Greenhouse lettuce with high nitrate levels is unmarketable in the European Union. To avoid the loss of a crop, an economical environmental control strategy, based on a suitable crop model, is required. A recently developed dynamic lettuce growth model, in conjunction with a simple greenhouse model, is used here to develop a strategy for hydroponic greenhouses where temperature and nitrate supply rate can be controlled. Two cases are considered: (1) fixed spacing, as in traditional systems and (2) potted or floating plants, where continuously variable spacing can be used as a third control variable. The optimization criteria are formulated for a market-quota situation, and optimal control methodology is used to find the optimal strategies. Two simplifying assumptions are made, (1) the weather is constant throughout the growing period and (2) photosynthesis and growth are not inhibited.
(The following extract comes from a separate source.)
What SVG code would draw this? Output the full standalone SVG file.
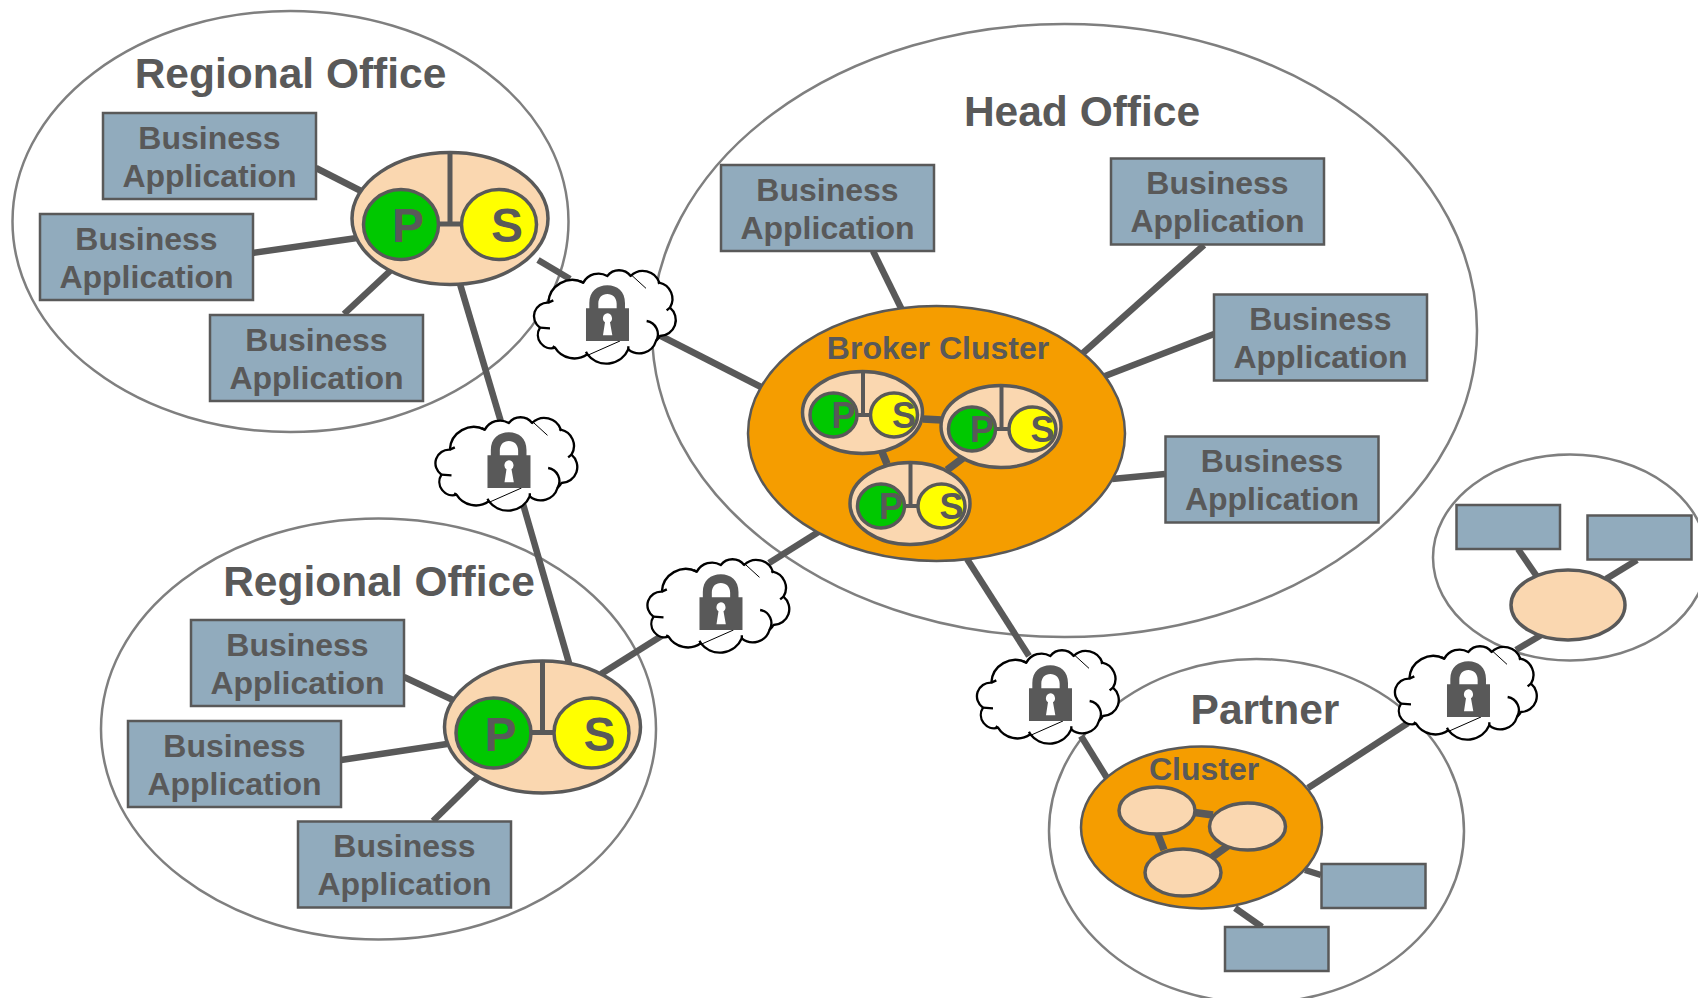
<svg xmlns="http://www.w3.org/2000/svg" xmlns:xlink="http://www.w3.org/1999/xlink" width="1698" height="998" viewBox="0 0 1698 998">
<style>
text{font-family:"Liberation Sans",Arial,sans-serif;font-weight:700;fill:#595959;text-anchor:middle}
.zone{fill:none;stroke:#7f7f7f;stroke-width:2.5}
.box{fill:#91abbd;stroke:#595959;stroke-width:2.5}
.ba{font-size:32px}
.title{font-size:42.500px}
.peach{fill:#fad7b0;stroke:#595959;stroke-width:3.500}
.orange{fill:#f59d00;stroke:#595959;stroke-width:2.5}
.p{fill:#00c800;stroke:#595959;stroke-width:3.500}
.s{fill:#ff0;stroke:#595959;stroke-width:3.500}
.sep{stroke:#595959;stroke-width:4;fill:none}
.sepb{stroke:#595959;stroke-width:5;fill:none}
.inner{stroke:#595959;stroke-width:7.500;fill:none}
#connectors line{stroke:#595959;stroke-width:6.500;stroke-linecap:butt}
.cl{fill:#fff;stroke:#000;stroke-width:7;stroke-linejoin:round}
.thin{stroke:#000;stroke-width:3;fill:none}
.lock{fill:#595959}
.key{fill:#fff}
</style>
<defs>
<g id="cloud" transform="scale(.3333)">
<path class="cl" d="M145 185A41 41 0 0 0 120 260A40 40 0 0 0 165 320A68 68 0 0 0 262 340A72 72 0 0 0 385 325A52 52 0 0 0 468 300A55 55 0 0 0 480 285A48 48 0 0 0 510 200A50 50 0 0 0 478 125A52 52 0 0 0 392 105A44 44 0 0 0 322 105A52 52 0 0 0 250 125A72 72 0 0 0 145 185Z"/>
<path class="cl" style="fill:none" d="M145 185L160 178M120 260L150 262M165 320L158 316M262 340L258 332M385 325L385 316M440 240A40 40 0 0 1 468 300M510 200L500 208M478 125L474 128M250 125L240 120"/>
<path class="thin" d="M392 100L438 142M265 342L360 300"/>
<path class="lock" fill-rule="evenodd" d="M258 202H268V186C268 152 292 133 322 133S375 152 375 186V202H387V300H258ZM295 202H350V188C350 170 338 159 322 159S295 170 295 188Z"/>
<path class="key" d="M322 217A15 15 0 0 1 330 244L337 283H309L315 244A15 15 0 0 1 322 217Z"/>
</g>
</defs>

<g id="zones">
<ellipse class="zone" cx="290.500" cy="221.500" rx="278" ry="210.500"/>
<ellipse class="zone" cx="1064.500" cy="330.500" rx="412.500" ry="306.500"/>
<ellipse class="zone" cx="378.500" cy="729" rx="277.500" ry="210.500"/>
<ellipse class="zone" cx="1256.500" cy="831" rx="207.500" ry="172"/>
<ellipse class="zone" cx="1570" cy="557.500" rx="137" ry="103"/>
</g>

<g id="connectors">
<line x1="316" y1="168" x2="363" y2="192"/>
<line x1="252" y1="253" x2="357" y2="238"/>
<line x1="344" y1="314" x2="390" y2="271"/>
<line x1="538" y1="260" x2="570" y2="279"/>
<line x1="460" y1="284" x2="501" y2="422"/>
<line x1="657" y1="334" x2="763" y2="388"/>
<line x1="523" y1="504" x2="569" y2="663"/>
<line x1="601" y1="674" x2="663" y2="635"/>
<line x1="769" y1="563" x2="820" y2="531"/>
<line x1="404" y1="677" x2="453" y2="700"/>
<line x1="341" y1="760" x2="447" y2="744"/>
<line x1="433" y1="821" x2="479" y2="776"/>
<line x1="873" y1="251" x2="902" y2="310"/>
<line x1="1204" y1="245" x2="1083" y2="353"/>
<line x1="1214" y1="334" x2="1105" y2="376"/>
<line x1="1165" y1="474" x2="1112" y2="479"/>
<line x1="967" y1="559" x2="1029" y2="656"/>
<line x1="1081" y1="736" x2="1107" y2="778"/>
<line x1="1308" y1="788" x2="1408" y2="723"/>
<line x1="1305" y1="870" x2="1321" y2="875"/>
<line x1="1235" y1="908" x2="1262" y2="927"/>
<line x1="1516" y1="650" x2="1543" y2="634"/>
<line x1="1518" y1="549" x2="1538" y2="578"/>
<line x1="1637" y1="560" x2="1606" y2="579"/>
</g>

<text class="title" x="290.500" y="88">Regional Office</text>
<text class="title" x="1082" y="126">Head Office</text>
<text class="title" x="379" y="596">Regional Office</text>
<text class="title" x="1265" y="724">Partner</text>

<g id="ba1" transform="translate(103 113)"><rect class="box" width="213" height="86"/><text class="ba" x="106.500" y="35.500">Business</text><text class="ba" x="106.500" y="73.500">Application</text></g>
<g id="ba2" transform="translate(40 214)"><rect class="box" width="213" height="86"/><text class="ba" x="106.500" y="35.500">Business</text><text class="ba" x="106.500" y="73.500">Application</text></g>
<g id="ba3" transform="translate(210 315)"><rect class="box" width="213" height="86"/><text class="ba" x="106.500" y="35.500">Business</text><text class="ba" x="106.500" y="73.500">Application</text></g>
<g id="ba4" transform="translate(191 620)"><rect class="box" width="213" height="86"/><text class="ba" x="106.500" y="35.500">Business</text><text class="ba" x="106.500" y="73.500">Application</text></g>
<g id="ba5" transform="translate(128 721)"><rect class="box" width="213" height="86"/><text class="ba" x="106.500" y="35.500">Business</text><text class="ba" x="106.500" y="73.500">Application</text></g>
<g id="ba6" transform="translate(298 821.500)"><rect class="box" width="213" height="86"/><text class="ba" x="106.500" y="35.500">Business</text><text class="ba" x="106.500" y="73.500">Application</text></g>
<g id="ba7" transform="translate(721 165)"><rect class="box" width="213" height="86"/><text class="ba" x="106.500" y="35.500">Business</text><text class="ba" x="106.500" y="73.500">Application</text></g>
<g id="ba8" transform="translate(1111 158.500)"><rect class="box" width="213" height="86"/><text class="ba" x="106.500" y="35.500">Business</text><text class="ba" x="106.500" y="73.500">Application</text></g>
<g id="ba9" transform="translate(1214 294.500)"><rect class="box" width="213" height="86"/><text class="ba" x="106.500" y="35.500">Business</text><text class="ba" x="106.500" y="73.500">Application</text></g>
<g id="ba10" transform="translate(1165.500 436.500)"><rect class="box" width="213" height="86"/><text class="ba" x="106.500" y="35.500">Business</text><text class="ba" x="106.500" y="73.500">Application</text></g>
<g id="bx1"><rect class="box" x="1456.500" y="505" width="103.500" height="44"/></g>
<g id="bx2"><rect class="box" x="1587.500" y="515.500" width="104" height="44"/></g>
<g id="bx3"><rect class="box" x="1321.500" y="864" width="104" height="44"/></g>
<g id="bx4"><rect class="box" x="1225" y="927" width="103.500" height="44"/></g>

<g id="node-top">
<ellipse class="peach" cx="450" cy="218.500" rx="98" ry="66"/>
<path class="sepb" d="M450 152V224M439 224H462"/>
<ellipse class="p" cx="401" cy="224.500" rx="37.500" ry="35"/>
<ellipse class="s" cx="499" cy="224.500" rx="37.500" ry="35"/>
<text x="408" y="242" font-size="48">P</text><text x="507" y="242" font-size="48">S</text>
</g>
<g id="node-bottom" transform="translate(92.500 508.500)">
<ellipse class="peach" cx="450" cy="218.500" rx="98" ry="66"/>
<path class="sepb" d="M450 152V224M439 224H462"/>
<ellipse class="p" cx="401" cy="224.500" rx="37.500" ry="35"/>
<ellipse class="s" cx="499" cy="224.500" rx="37.500" ry="35"/>
<text x="408" y="242" font-size="48">P</text><text x="507" y="242" font-size="48">S</text>
</g>

<g id="broker">
<ellipse class="orange" cx="936.500" cy="433.500" rx="188.500" ry="127.500"/>
<text x="938" y="359" font-size="32">Broker Cluster</text>
<path class="inner" d="M923 419L942 420M882 452L887 464M963 458L947 470"/>
</g>
<g id="broker-a">
<ellipse class="peach" cx="862.500" cy="412.500" rx="60" ry="41"/>
<path class="sep" d="M863 371V415M857 415H871"/>
<ellipse class="p" cx="833.500" cy="415" rx="23.500" ry="22"/>
<ellipse class="s" cx="894" cy="415" rx="23.500" ry="22"/>
<text x="843.500" y="428" font-size="36">P</text><text x="904" y="428" font-size="36">S</text>
</g>
<g id="broker-b" transform="translate(138.500 14)">
<ellipse class="peach" cx="862.500" cy="412.500" rx="60" ry="41"/>
<path class="sep" d="M863 371V415M857 415H871"/>
<ellipse class="p" cx="833.500" cy="415" rx="23.500" ry="22"/>
<ellipse class="s" cx="894" cy="415" rx="23.500" ry="22"/>
<text x="843.500" y="428" font-size="36">P</text><text x="904" y="428" font-size="36">S</text>
</g>
<g id="broker-c" transform="translate(47.500 91)">
<ellipse class="peach" cx="862.500" cy="412.500" rx="60" ry="41"/>
<path class="sep" d="M863 371V415M857 415H871"/>
<ellipse class="p" cx="833.500" cy="415" rx="23.500" ry="22"/>
<ellipse class="s" cx="894" cy="415" rx="23.500" ry="22"/>
<text x="843.500" y="428" font-size="36">P</text><text x="904" y="428" font-size="36">S</text>
</g>

<g id="partner-cluster">
<ellipse class="orange" cx="1201.500" cy="827.500" rx="120.500" ry="81"/>
<text x="1204" y="780" font-size="32">Cluster</text>
<path class="inner" d="M1191 812L1213 815M1157 832L1164 850M1211 858L1232 843"/>
<ellipse class="peach" cx="1157" cy="810.500" rx="38" ry="23.500"/>
<ellipse class="peach" cx="1247.500" cy="826.500" rx="38" ry="23.500"/>
<ellipse class="peach" cx="1183" cy="872.500" rx="38" ry="23.500"/>
</g>
<g id="small-node"><ellipse class="peach" cx="1568" cy="605" rx="57" ry="35"/></g>

<g id="cloud1" transform="translate(500 241)"><use xlink:href="#cloud" href="#cloud"/></g>
<g id="cloud2" transform="translate(401.500 388)"><use xlink:href="#cloud" href="#cloud"/></g>
<g id="cloud3" transform="translate(613.500 530)"><use xlink:href="#cloud" href="#cloud"/></g>
<g id="cloud4" transform="translate(943 621)"><use xlink:href="#cloud" href="#cloud"/></g>
<g id="cloud5" transform="translate(1361 617)"><use xlink:href="#cloud" href="#cloud"/></g>
</svg>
The results show that the optimal policy for the variable spacing systems is independent of the age of the crop. The canopy density (leaf area index) is maintained constant by continuously increasing the spacing, the optimal heating temperature alternates, and the optimal ventilation temperature is constant. If, under the prevailing light level, the minimum temperature cannot ensure a sufficiently low crop nitrate content, the supply rate of nitrate must be reduced.
The optimal control policy for fixed spacing systems is to start with the highest permissible temperature and with abundant nitrate supply. At certain points in time, a switch down to the temperature of unventilated and unheated greenhouse, and later to the lowest feasible temperature, may be required. Finally, a switch to the lowest permissible nitrate supply rate may also be needed.
Two variants of the variable-spacing system (fixed and free final state of the crop) are analysed first. Next, the fixed-spacing system (with fixed and free final state) is explored. An algorithmic solution method is outlined for each of the cases and sample results are compared.